Sunday, September 04, 2005

Jonathan Kozol...

ought to be required reading for anyone interested in what's really going on in American public schools. Here's a great post about him and this morning's NYT interview from An Old Soul.

Thanks to Joe at Shut Up and Teach for the heads-up, and also for his kind mentions in the Advocate Weekly and elsewhere.

Thursday, September 01, 2005

Priorities

It appears that the money has been moved in the president’s budget to handle homeland security and the war in Iraq, and I suppose that’s the price we pay. Nobody locally is happy that the levees can’t be finished, and we are doing everything we can to make the case that this is a security issue for us.
-- Walter Maestri, emergency management chief for Jefferson Parish, Louisiana; New Orleans Times-Picayune, June 8, 2004.

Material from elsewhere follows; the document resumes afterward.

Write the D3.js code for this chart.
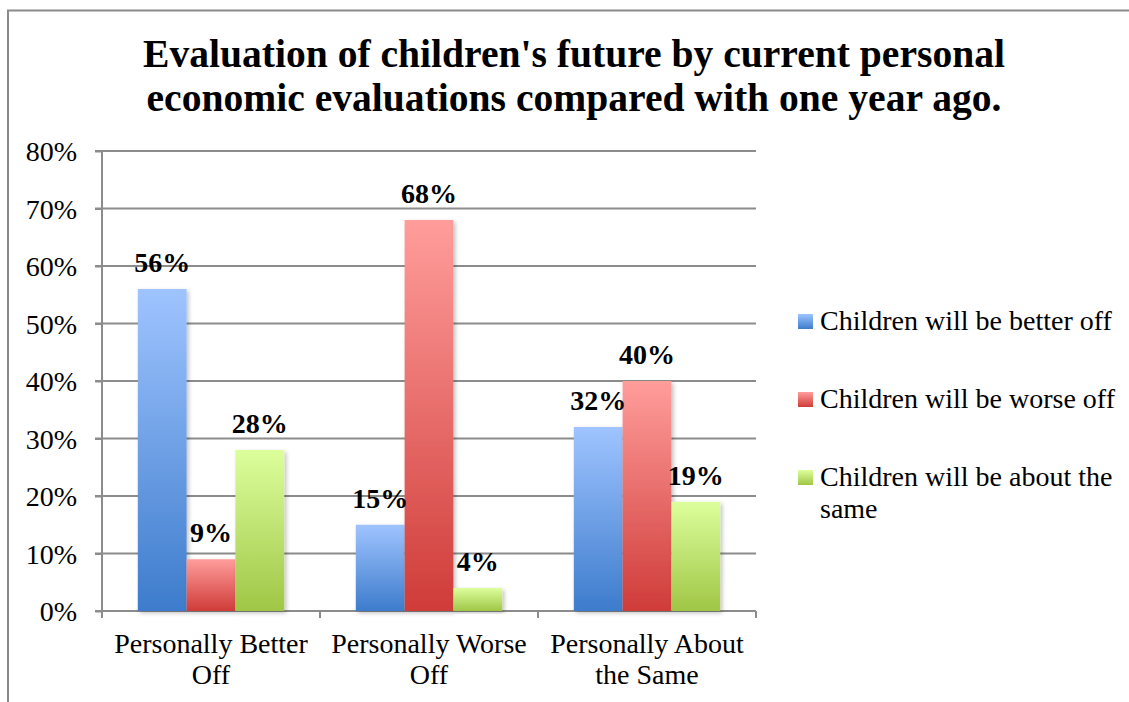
<!DOCTYPE html>
<html><head><meta charset="utf-8">
<script src="https://cdn.jsdelivr.net/npm/d3@7"></script>
<style>body{margin:0;background:#fff}svg{display:block}text{font-family:"Liberation Serif","DejaVu Serif",serif;fill:#000}</style>
</head><body>
<svg id="c" width="1129" height="702"></svg>
<script>
const categories = ["Personally Better Off", "Personally Worse Off", "Personally About the Same"];
const categoryLines = [["Personally Better", "Off"], ["Personally Worse", "Off"], ["Personally About", "the Same"]];
const seriesNames = ["Children will be better off", "Children will be worse off", "Children will be about the same"];
const legendLines = [["Children will be better off"], ["Children will be worse off"], ["Children will be about the", "same"]];
const betterOff = [56, 15, 32];
const worseOff = [9, 68, 40];
const aboutSame = [28, 4, 19];
const yTicks = [0, 10, 20, 30, 40, 50, 60, 70, 80];
const titleLines = ["Evaluation of children's future by current personal", "economic evaluations compared with one year ago."];

const seriesValues = [betterOff, worseOff, aboutSame];
const colors = [["#9fc4ff", "#3d7ccc"], ["#ff9d9b", "#cf3c39"], ["#dcff9c", "#a0c646"]];

const svg = d3.select("#c");
const defs = svg.append("defs");
colors.forEach((c, i) => {
  const g = defs.append("linearGradient").attr("id", "g" + i).attr("x1", 0).attr("y1", 0).attr("x2", 0).attr("y2", 1);
  g.append("stop").attr("offset", "0%").attr("stop-color", c[0]);
  g.append("stop").attr("offset", "100%").attr("stop-color", c[1]);
});
const f = defs.append("filter").attr("id", "sh").attr("x", "-20%").attr("y", "-5%").attr("width", "140%").attr("height", "115%");
f.append("feDropShadow").attr("dx", 2).attr("dy", 2).attr("stdDeviation", 2).attr("flood-color", "#000").attr("flood-opacity", 0.25);

// frame
svg.append("path").attr("d", "M8,702V10.5H1129").attr("fill", "none").attr("stroke", "#8a8a8a").attr("stroke-width", 2);

// title
svg.append("g").selectAll("text").data(titleLines).join("text")
  .attr("x", 574).attr("y", (d, i) => 67 + i * 44)
  .attr("text-anchor", "middle").attr("font-size", 39.6).attr("font-weight", "bold")
  .text(d => d);

const x0 = d3.scaleBand().domain(categories).range([102, 756]).paddingInner(0).paddingOuter(0);
const x1 = d3.scaleBand().domain(seriesNames).range([0, x0.bandwidth()]).paddingInner(0).paddingOuter(0.734);
const y = d3.scaleLinear().domain([0, 80]).range([611, 151]);

// grid
svg.append("g").selectAll("line").data(yTicks).join("line")
  .attr("x1", 95).attr("x2", 756).attr("y1", d => y(d)).attr("y2", d => y(d))
  .attr("stroke", "#8c8c8c").attr("stroke-width", 2);

// y axis
const yAxis = svg.append("g").attr("transform", "translate(102,0)")
  .call(d3.axisLeft(y).tickValues(yTicks).tickSize(7).tickPadding(18).tickFormat(d => d + "%"));
yAxis.attr("font-size", null).attr("font-family", null);
yAxis.select(".domain").remove();
yAxis.selectAll("line").attr("stroke", "#8c8c8c").attr("stroke-width", 2);
yAxis.selectAll("text").attr("font-size", 28).attr("dy", "0.35em");
svg.append("line").attr("x1", 102).attr("x2", 102).attr("y1", y(80)).attr("y2", 618).attr("stroke", "#8c8c8c").attr("stroke-width", 2);

// x boundary ticks
const bounds = categories.map(c => x0(c)).concat([x0(categories[2]) + x0.bandwidth()]);
svg.append("g").selectAll("line").data(bounds.slice(1)).join("line")
  .attr("x1", d => d).attr("x2", d => d).attr("y1", 611).attr("y2", 618)
  .attr("stroke", "#8c8c8c").attr("stroke-width", 2);

// bars
const groups = svg.append("g").selectAll("g").data(categories).join("g")
  .attr("transform", c => `translate(${x0(c)},0)`);
groups.each(function (c, ci) {
  const g = d3.select(this);
  seriesNames.forEach((s, si) => {
    const v = seriesValues[si][ci];
    g.append("rect").attr("x", x1(s)).attr("width", x1.bandwidth())
      .attr("y", y(v)).attr("height", y(0) - y(v))
      .attr("fill", `url(#g${si})`).attr("filter", "url(#sh)");
  });
});
groups.each(function (c, ci) {
  const g = d3.select(this);
  seriesNames.forEach((s, si) => {
    const v = seriesValues[si][ci];
    g.append("text").attr("x", x1(s) + x1.bandwidth() / 2).attr("y", y(v) - 17)
      .attr("text-anchor", "middle").attr("font-size", 28).attr("font-weight", "bold")
      .text(v + "%");
  });
});

// x labels
svg.append("g").selectAll("text").data(categories).join("text")
  .attr("x", c => x0(c) + x0.bandwidth() / 2).attr("y", 653)
  .attr("text-anchor", "middle").attr("font-size", 28)
  .each(function (c, i) {
    d3.select(this).selectAll("tspan").data(categoryLines[i]).join("tspan")
      .attr("x", x0(c) + x0.bandwidth() / 2).attr("dy", (d, j) => j ? 31 : 0).text(d => d);
  });

// legend
const leg = svg.append("g").selectAll("g").data(seriesNames).join("g")
  .attr("transform", (d, i) => `translate(798,${314 + i * 78})`);
leg.append("rect").attr("width", 15).attr("height", 15).attr("fill", (d, i) => `url(#g${i})`);
leg.append("text").attr("x", 22).attr("y", 16).attr("font-size", 28)
  .each(function (d, i) {
    d3.select(this).selectAll("tspan").data(legendLines[i]).join("tspan")
      .attr("x", 22).attr("dy", (t, j) => j ? 31.5 : 0).text(t => t);
  });
</script>
</body></html>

Above you see Mayor Mike and GW discussing the vital importance of taxpayer funded, billionaire-owned sports stadiums and budget-busting tax breaks for needy individuals making over 300K per year. Mike and George choose not to fritter away valuable time on crazy ideas like funding the levees that could have averted disaster in New Orleans, rising gas prices, lower class sizes, and hiring high-quality public school teachers. They don't live in New Orleans, taxpayers gas up their limos, and their kids have never attend public schools, but they'll doubtless find other means to express their deep concern.